Estamos hartos. Cansados, abatidos, frustrados, pesimistas, desesperanzados. Estoy convencida de que un diagnóstico de nuestra salud mental colectiva encendería todas las alarmas. Más todavía la salud mental individual de muchos de nosotros.
Detengámonos un minuto a pensar en todo lo que estamos soportando y hagamos el ejercicio de preguntarnos ¿cuánto más podemos cargar?
Ya nadie quiere dialogar. Recibir insultos o diatribas por ejercer el derecho de pensar es doloroso. Debo reconocer, también, que muchas veces no puedo evitar desacreditar las opiniones ajenas a priori debido, tal vez, a mi agotamiento o a mis propios sesgos.
La situación política tiene todas nuestras pasiones exacerbadas, pero ¿nos hemos detenido a pensar en todo lo demás que cada uno de nosotros está cargando? Llevamos más de un año encerrados, privados de abrazar a nuestros padres, a nuestros abuelos, a la gente que más queremos en este mundo. Llevamos más de un año viviendo con miedo, escuchando a unos decir que las vacunas no sirven y a otros alertándonos de más y nuevas cepas mutantes que entrarán en nuestras casas tarde o temprano para, quizás, arrebatarnos a quienes amamos.

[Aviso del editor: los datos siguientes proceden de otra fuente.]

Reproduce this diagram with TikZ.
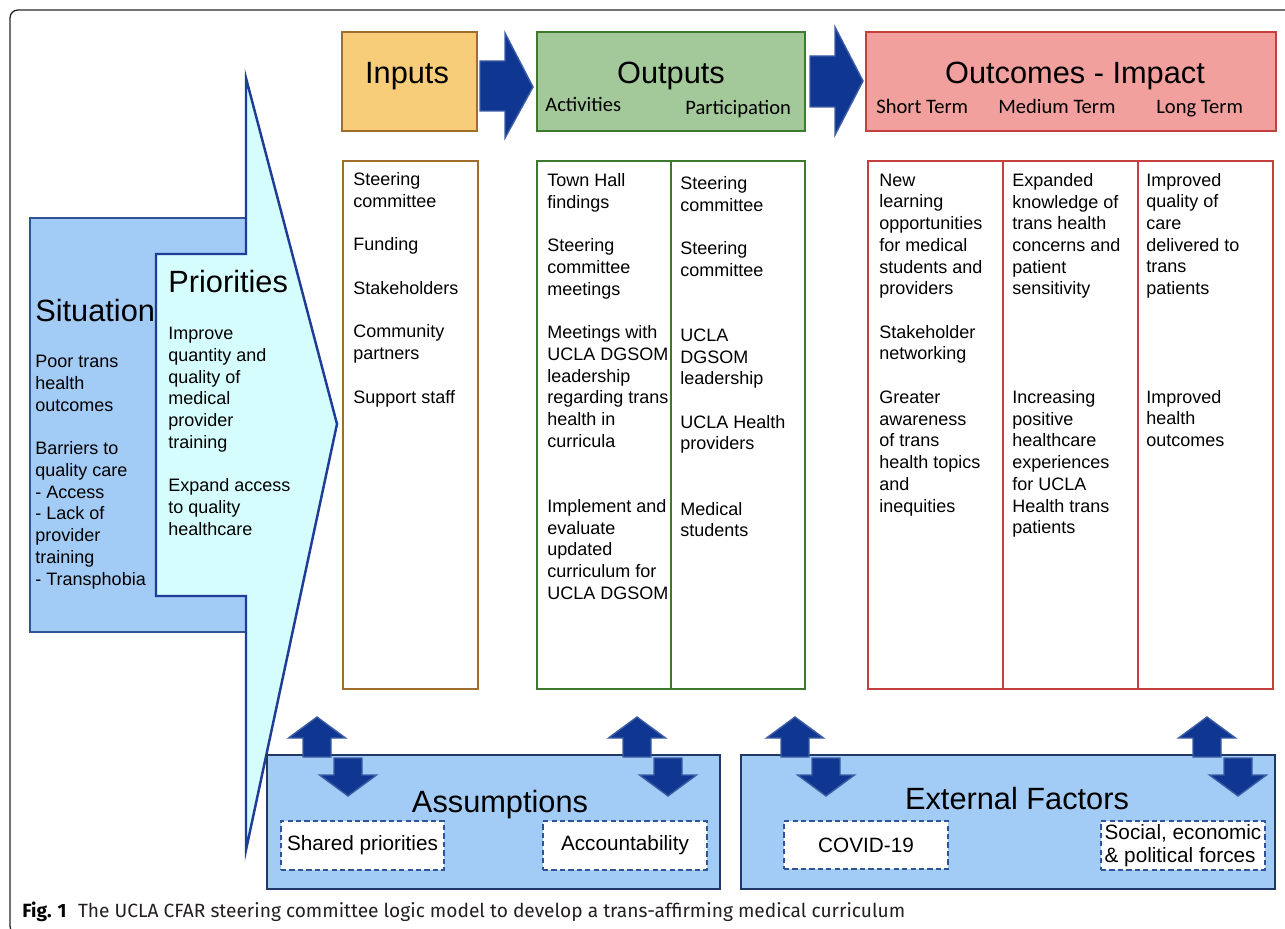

La mayoría de nosotros ha perdido al menos a un ser querido y no ha podido recibir ni siquiera un abrazo de soporte de parte de sus amigos o familiares. ¿Qué terapia o actitud positiva puede aliviar ese desconsuelo?
Sumemos la incertidumbre económica. Quienes hemos mantenido nuestro trabajo vivimos con el miedo permanente de perderlo. Quienes perdieron su trabajo tienen que inventar trucos de magia para poder comer, vestirse o pagar el colegio de sus hijos.
¿Hay luz al final del túnel? ¿Podremos reconciliarnos? Me gustaría pensar que sí. Pero nos hace falta también encontrar a nuestro alrededor buenos referentes, voces sensatas y optimistas que nos ayuden a pensar, de manera realista, pero positivamente. Si nosotros mismos no podemos ser esas voces, quizás valdría la pena que nos callemos un minuto y dejar hablar a quienes sí lo son.